» **Given task**
Output the full listing below exactly as it reads, and skip anything that is a picture.

» **Dataset content**
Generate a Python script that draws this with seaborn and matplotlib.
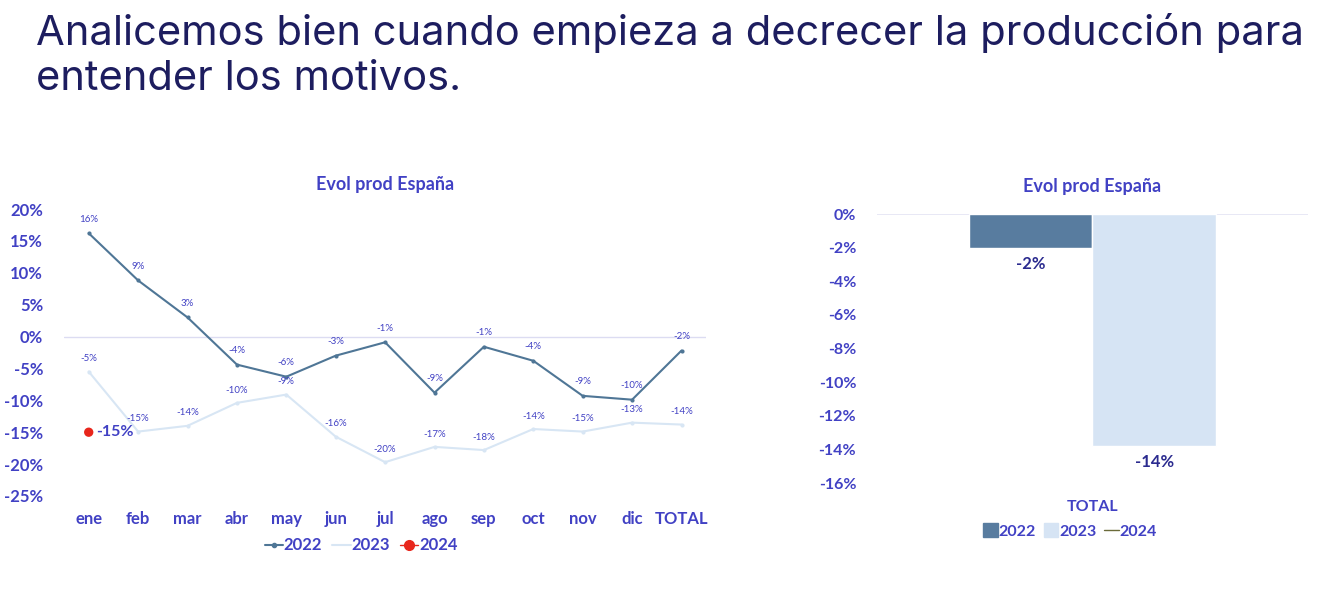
import pandas as pd
import matplotlib
matplotlib.use("Agg")
import matplotlib.pyplot as plt
import seaborn as sns
from matplotlib.lines import Line2D
from matplotlib.patches import Patch

# datos (variación % producción España)
meses = ["ene", "feb", "mar", "abr", "may", "jun", "jul", "ago", "sep", "oct", "nov", "dic", "TOTAL"]
evol_2022 = [16.2, 8.8, 3.0, -4.4, -6.3, -3.0, -0.9, -8.8, -1.6, -3.8, -9.3, -9.9, -2.2]
evol_2023 = [-5.5, -14.9, -14.0, -10.4, -9.1, -15.7, -19.7, -17.3, -17.8, -14.5, -14.9, -13.5, -13.8]
meses_2024 = ["ene"]
evol_2024 = [-15.0]
etiq_2022 = ["16%", "9%", "3%", "-4%", "-6%", "-3%", "-1%", "-9%", "-1%", "-4%", "-9%", "-10%", "-2%"]
etiq_2023 = ["-5%", "-15%", "-14%", "-10%", "-9%", "-16%", "-20%", "-17%", "-18%", "-14%", "-15%", "-13%", "-14%"]

anios_total = ["2022", "2023"]
total_vals = [-2.0, -13.8]
total_etiq = ["-2%", "-14%"]

AZUL_TXT = "#4141c4"
C22 = "#587c9f"
C22_LINE = "#4f7696"
C23 = "#d6e4f4"
C23_LINE = "#d8e6f4"
C24 = "#e8261c"

sns.set_style("white")
plt.rcParams["font.family"] = ["Lato", "DejaVu Sans"]

fig = plt.figure(figsize=(13.2, 5.98), dpi=100)
fig.patch.set_facecolor("white")

fig.text(0.027, 0.978, "Analicemos bien cuando empieza a decrecer la producción para\nentender los motivos.",
         ha="left", va="top", fontsize=30, color="#1d1d5f", family=["Inter", "DejaVu Sans"],
         linespacing=1.22)

# ---- gráfico de líneas ----
ax1 = fig.add_axes([0.0485, 0.1706, 0.4865, 0.4799])
df22 = pd.DataFrame({"mes": meses, "v": evol_2022})
df23 = pd.DataFrame({"mes": meses, "v": evol_2023})
df24 = pd.DataFrame({"mes": meses_2024, "v": evol_2024})
sns.lineplot(data=df22, x="mes", y="v", ax=ax1, color=C22_LINE, lw=1.5, marker="o", ms=3,
             markeredgewidth=0, sort=False)
sns.lineplot(data=df23, x="mes", y="v", ax=ax1, color=C23_LINE, lw=1.5, marker="o", ms=3,
             markeredgewidth=0, sort=False)
sns.scatterplot(data=df24, x="mes", y="v", ax=ax1, color=C24, s=45, edgecolor="none", zorder=5)

for i, (v, t) in enumerate(zip(evol_2022, etiq_2022)):
    ax1.annotate(t, (i, v), xytext=(0, 7), textcoords="offset points", ha="center", va="bottom",
                 fontsize=7, color=AZUL_TXT)
for i, (v, t) in enumerate(zip(evol_2023, etiq_2023)):
    ax1.annotate(t, (i, v), xytext=(0, 6), textcoords="offset points", ha="center", va="bottom",
                 fontsize=7, color=AZUL_TXT)
ax1.annotate("-15%", (0, evol_2024[0]), xytext=(5, 0), textcoords="offset points", ha="left",
             va="center", fontsize=11.5, color=AZUL_TXT, fontweight="bold")

ax1.axhline(0, color="#dcdcf2", lw=1, zorder=0)
ax1.set_xlim(-0.5, 12.5)
ax1.set_ylim(-25, 20)
ax1.set_yticks(range(-25, 21, 5))
ax1.set_yticklabels([f"{t}%" for t in range(-25, 21, 5)])
ax1.tick_params(axis="y", length=0, pad=15, labelsize=12, labelcolor=AZUL_TXT)
ax1.tick_params(axis="x", length=0, pad=11, labelsize=12, labelcolor=AZUL_TXT)
for lab in ax1.get_xticklabels() + ax1.get_yticklabels():
    lab.set_fontweight("bold")
ax1.set_xlabel("")
ax1.set_ylabel("")
sns.despine(ax=ax1, left=True, bottom=True)
ax1.set_title("Evol prod España", fontsize=13, color=AZUL_TXT, fontweight="bold", pad=14)

h1 = [Line2D([], [], color=C22_LINE, lw=1.5, marker="o", ms=3),
      Line2D([], [], color=C23_LINE, lw=1.5),
      Line2D([], [], color=C24, lw=1, marker="o", ms=7)]
fig.legend(h1, ["2022", "2023", "2024"], loc="center", bbox_to_anchor=(0.2735, 0.088), ncol=3,
           frameon=False, labelcolor=AZUL_TXT, handlelength=1.1, handletextpad=0.05,
           columnspacing=0.6, prop={"weight": "bold", "size": 12})

# ---- gráfico de barras TOTAL ----
ax2 = fig.add_axes([0.6644, 0.1923, 0.3265, 0.4498])
dft = pd.DataFrame({"cat": ["TOTAL"] * len(anios_total), "anio": anios_total, "v": total_vals})
sns.barplot(data=dft, x="cat", y="v", hue="anio", palette=[C22, C23], ax=ax2, width=0.8,
            legend=False, saturation=1)
for cont, t in zip(ax2.containers, total_etiq):
    ax2.bar_label(cont, labels=[t], padding=6, fontsize=12, color="#2b2b8f", fontweight="bold")
ax2.axhline(0, color="#e4e4f4", lw=1.2, zorder=0)
ax2.set_xlim(-0.7, 0.7)
ax2.set_ylim(-16, 0)
ax2.set_yticks(range(-16, 1, 2))
ax2.set_yticklabels([f"{t}%" for t in range(-16, 1, 2)])
ax2.tick_params(axis="y", length=0, pad=15, labelsize=11.5, labelcolor=AZUL_TXT)
ax2.tick_params(axis="x", length=0, pad=12, labelsize=11.5, labelcolor=AZUL_TXT)
for lab in ax2.get_xticklabels() + ax2.get_yticklabels():
    lab.set_fontweight("bold")
ax2.set_xlabel("")
ax2.set_ylabel("")
sns.despine(ax=ax2, left=True, bottom=True)
ax2.set_title("Evol prod España", fontsize=13, color=AZUL_TXT, fontweight="bold", pad=16)

h2 = [Patch(color=C22), Patch(color=C23), Line2D([], [], color="#6b6b3a", lw=1)]
fig.legend(h2, ["2022", "2023", "2024"], loc="center", bbox_to_anchor=(0.8106, 0.112), ncol=3,
           frameon=False, labelcolor=AZUL_TXT, handlelength=0.9, handleheight=0.9,
           handletextpad=0.05, columnspacing=0.5, prop={"weight": "bold", "size": 11.5})

fig.savefig("out.png", dpi=100, facecolor="white")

» **Result of this exercise**
Generate a Python script that draws this with seaborn and matplotlib.
import pandas as pd
import matplotlib
matplotlib.use("Agg")
import matplotlib.pyplot as plt
import seaborn as sns
from matplotlib.lines import Line2D
from matplotlib.patches import Patch

# datos (variación % producción España)
meses = ["ene", "feb", "mar", "abr", "may", "jun", "jul", "ago", "sep", "oct", "nov", "dic", "TOTAL"]
evol_2022 = [16.2, 8.8, 3.0, -4.4, -6.3, -3.0, -0.9, -8.8, -1.6, -3.8, -9.3, -9.9, -2.2]
evol_2023 = [-5.5, -14.9, -14.0, -10.4, -9.1, -15.7, -19.7, -17.3, -17.8, -14.5, -14.9, -13.5, -13.8]
meses_2024 = ["ene"]
evol_2024 = [-15.0]
etiq_2022 = ["16%", "9%", "3%", "-4%", "-6%", "-3%", "-1%", "-9%", "-1%", "-4%", "-9%", "-10%", "-2%"]
etiq_2023 = ["-5%", "-15%", "-14%", "-10%", "-9%", "-16%", "-20%", "-17%", "-18%", "-14%", "-15%", "-13%", "-14%"]

anios_total = ["2022", "2023"]
total_vals = [-2.0, -13.8]
total_etiq = ["-2%", "-14%"]

AZUL_TXT = "#4141c4"
C22 = "#587c9f"
C22_LINE = "#4f7696"
C23 = "#d6e4f4"
C23_LINE = "#d8e6f4"
C24 = "#e8261c"

sns.set_style("white")
plt.rcParams["font.family"] = ["Lato", "DejaVu Sans"]

fig = plt.figure(figsize=(13.2, 5.98), dpi=100)
fig.patch.set_facecolor("white")

fig.text(0.027, 0.978, "Analicemos bien cuando empieza a decrecer la producción para\nentender los motivos.",
         ha="left", va="top", fontsize=30, color="#1d1d5f", family=["Inter", "DejaVu Sans"],
         linespacing=1.22)

# ---- gráfico de líneas ----
ax1 = fig.add_axes([0.0485, 0.1706, 0.4865, 0.4799])
df22 = pd.DataFrame({"mes": meses, "v": evol_2022})
df23 = pd.DataFrame({"mes": meses, "v": evol_2023})
df24 = pd.DataFrame({"mes": meses_2024, "v": evol_2024})
sns.lineplot(data=df22, x="mes", y="v", ax=ax1, color=C22_LINE, lw=1.5, marker="o", ms=3,
             markeredgewidth=0, sort=False)
sns.lineplot(data=df23, x="mes", y="v", ax=ax1, color=C23_LINE, lw=1.5, marker="o", ms=3,
             markeredgewidth=0, sort=False)
sns.scatterplot(data=df24, x="mes", y="v", ax=ax1, color=C24, s=45, edgecolor="none", zorder=5)

for i, (v, t) in enumerate(zip(evol_2022, etiq_2022)):
    ax1.annotate(t, (i, v), xytext=(0, 7), textcoords="offset points", ha="center", va="bottom",
                 fontsize=7, color=AZUL_TXT)
for i, (v, t) in enumerate(zip(evol_2023, etiq_2023)):
    ax1.annotate(t, (i, v), xytext=(0, 6), textcoords="offset points", ha="center", va="bottom",
                 fontsize=7, color=AZUL_TXT)
ax1.annotate("-15%", (0, evol_2024[0]), xytext=(5, 0), textcoords="offset points", ha="left",
             va="center", fontsize=11.5, color=AZUL_TXT, fontweight="bold")

ax1.axhline(0, color="#dcdcf2", lw=1, zorder=0)
ax1.set_xlim(-0.5, 12.5)
ax1.set_ylim(-25, 20)
ax1.set_yticks(range(-25, 21, 5))
ax1.set_yticklabels([f"{t}%" for t in range(-25, 21, 5)])
ax1.tick_params(axis="y", length=0, pad=15, labelsize=12, labelcolor=AZUL_TXT)
ax1.tick_params(axis="x", length=0, pad=11, labelsize=12, labelcolor=AZUL_TXT)
for lab in ax1.get_xticklabels() + ax1.get_yticklabels():
    lab.set_fontweight("bold")
ax1.set_xlabel("")
ax1.set_ylabel("")
sns.despine(ax=ax1, left=True, bottom=True)
ax1.set_title("Evol prod España", fontsize=13, color=AZUL_TXT, fontweight="bold", pad=14)

h1 = [Line2D([], [], color=C22_LINE, lw=1.5, marker="o", ms=3),
      Line2D([], [], color=C23_LINE, lw=1.5),
      Line2D([], [], color=C24, lw=1, marker="o", ms=7)]
fig.legend(h1, ["2022", "2023", "2024"], loc="center", bbox_to_anchor=(0.2735, 0.088), ncol=3,
           frameon=False, labelcolor=AZUL_TXT, handlelength=1.1, handletextpad=0.05,
           columnspacing=0.6, prop={"weight": "bold", "size": 12})

# ---- gráfico de barras TOTAL ----
ax2 = fig.add_axes([0.6644, 0.1923, 0.3265, 0.4498])
dft = pd.DataFrame({"cat": ["TOTAL"] * len(anios_total), "anio": anios_total, "v": total_vals})
sns.barplot(data=dft, x="cat", y="v", hue="anio", palette=[C22, C23], ax=ax2, width=0.8,
            legend=False, saturation=1)
for cont, t in zip(ax2.containers, total_etiq):
    ax2.bar_label(cont, labels=[t], padding=6, fontsize=12, color="#2b2b8f", fontweight="bold")
ax2.axhline(0, color="#e4e4f4", lw=1.2, zorder=0)
ax2.set_xlim(-0.7, 0.7)
ax2.set_ylim(-16, 0)
ax2.set_yticks(range(-16, 1, 2))
ax2.set_yticklabels([f"{t}%" for t in range(-16, 1, 2)])
ax2.tick_params(axis="y", length=0, pad=15, labelsize=11.5, labelcolor=AZUL_TXT)
ax2.tick_params(axis="x", length=0, pad=12, labelsize=11.5, labelcolor=AZUL_TXT)
for lab in ax2.get_xticklabels() + ax2.get_yticklabels():
    lab.set_fontweight("bold")
ax2.set_xlabel("")
ax2.set_ylabel("")
sns.despine(ax=ax2, left=True, bottom=True)
ax2.set_title("Evol prod España", fontsize=13, color=AZUL_TXT, fontweight="bold", pad=16)

h2 = [Patch(color=C22), Patch(color=C23), Line2D([], [], color="#6b6b3a", lw=1)]
fig.legend(h2, ["2022", "2023", "2024"], loc="center", bbox_to_anchor=(0.8106, 0.112), ncol=3,
           frameon=False, labelcolor=AZUL_TXT, handlelength=0.9, handleheight=0.9,
           handletextpad=0.05, columnspacing=0.5, prop={"weight": "bold", "size": 11.5})

fig.savefig("out.png", dpi=100, facecolor="white")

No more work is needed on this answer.